If Centrelink is exempting the land under the extended land use test, then the transfer of the home and land on the one title (with no additional assets transferred) would be treated as the value of the granny flat interest (EC) and no deprivation would occur. The reasonableness test would not be triggered.
Where the land in excess of 2 hectares is not exempt under the extended land use test, typically because the client has not lived there for 20 years or not making effective use of the land, then the value of the granny flat interest is the greater of:
- The value of the home and surrounding land up to 2 hectares, and
- The reasonableness test amount.
The value in excess of the above is assessed as a deprived asset for 5 years.
Example
Mary (age 72) transfers her home that is situated on 10 hectares of land on the same title. The value of her home and surrounding 2 hectares of land is worth $1.2 million. The value of the remaining 8 hectares is $500,000 and is not exempt under the extended land use test. The reasonableness test amount for Mary is $676,008 ($45,037.20 x 15.01). As the reasonableness test amount is lower than the value of the home and surrounding 2 hectares, the value of the granny flat in this case is $1.2 million and deprivation of $500,000 would apply.
What happens if clients need to enter aged care after establishing a granny flat arrangement?
It is not uncommon for a client to enter aged care after establishing a granny flat arrangement. How the granny flat is subsequently assessed and whether there is any deprivation applied, depends on whether the client is a member of a couple and whether it has been more than 5 years since they established the granny flat arrangement.
If the client’s partner still lives in the granny flat interest, the couple homeowner status for social security purposes remains as it was prior to the member of the couple entering aged care. Non-homeowner couples will continue to have the EC for their granny flat interest assessed under the pension assets test. For aged care purposes, the client is considered a non-homeowner after entering care and there is no further assessment of the EC.
If the client is single, has terminated the granny flat interest after entering aged care, and the value of their EC has been returned, deprivation rules would not apply. The client would then be a non-homeowner for social security and aged care purposes, and the returned contribution will be assessable based on how it is subsequently invested.
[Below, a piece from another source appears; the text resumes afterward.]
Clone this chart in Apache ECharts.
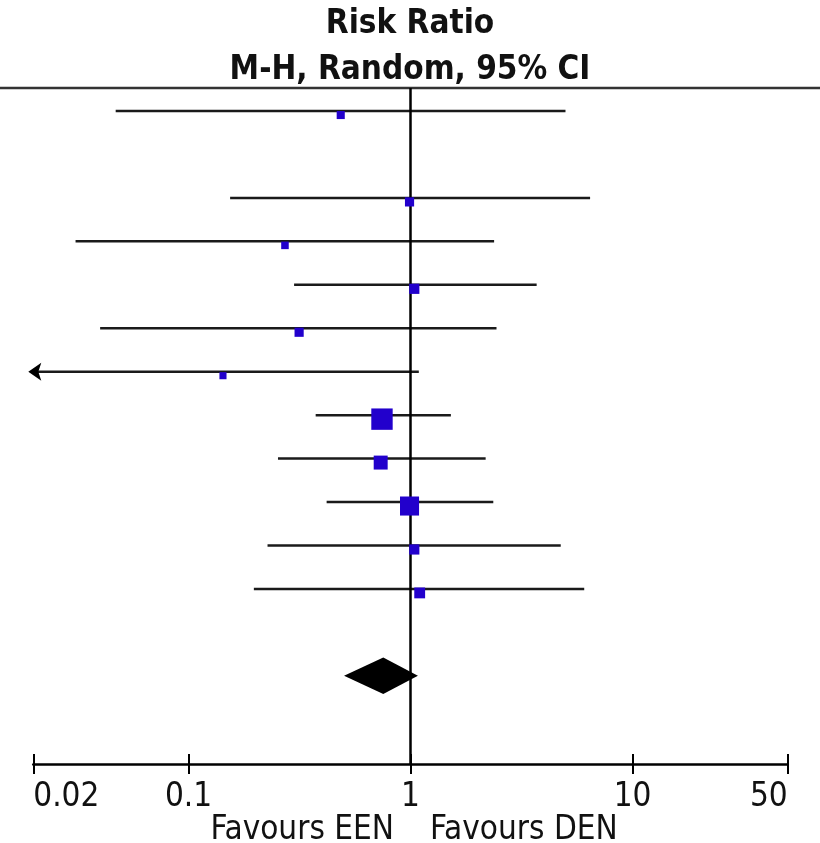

However, it is more common for the EC to not be returned. In these situations, the client is a non-homeowner for both social security and aged care purposes and the previously paid EC no longer assessable. Depending on when the client vacates their granny flat interest to enter aged care, there may be deprivation. Deprivation would occur if the granny flat interest was created less than 5 years ago and entering aged care or the reason for vacating the granny flat interest was foreseen at the time of creating the granny flat interest. For example, deprivation may occur if the client had an ACAT approval to receive government funded residential aged care at the time they created the granny flat interest.
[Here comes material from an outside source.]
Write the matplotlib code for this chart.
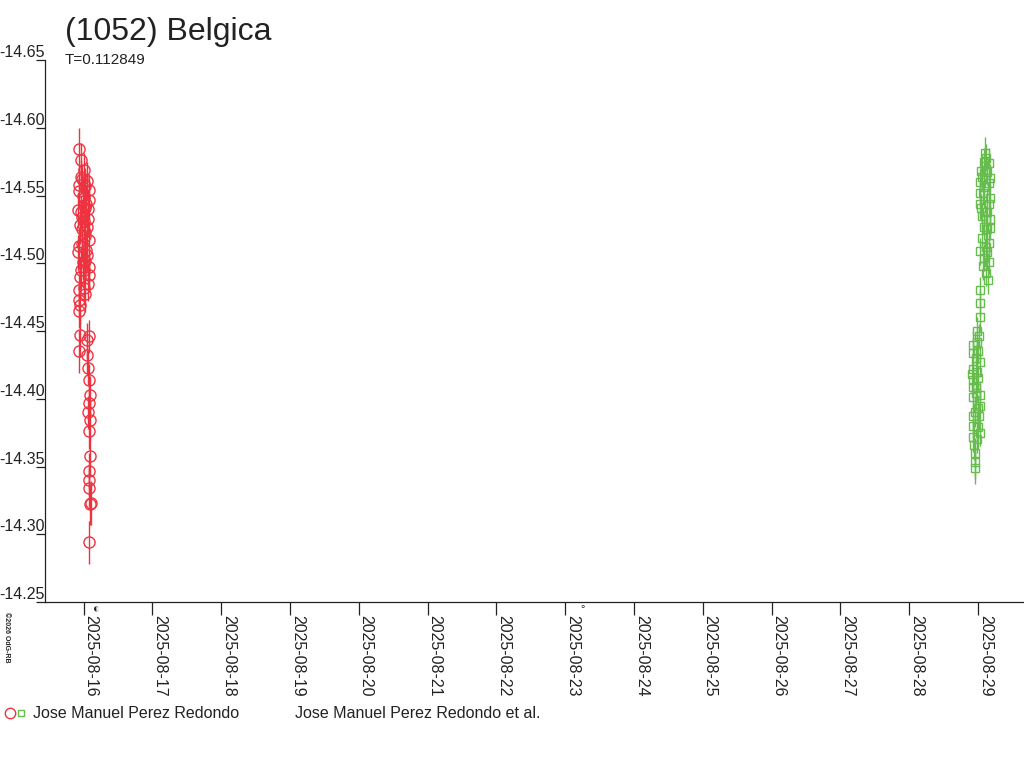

Where deprivation applies, the assessment will start from the date the granny flat interest was vacated and ends 5 years after the granny flat interest was created.
What evidence does Centrelink require?
Centrelink will usually need evidence that a granny flat interest has been established. Supporting documents that can be provided include the written agreement, contract of sale, transfer documents and bank statements showing funds transferred.
Although Centrelink does not require a formal legal agreement to accept that a granny flat interest has been established, it is generally a good idea to have one drawn up to protect the elderly client. A legal agreement can help protect the client’s security of tenure while also addressing any change in family dynamics or a breakdown in the relationship.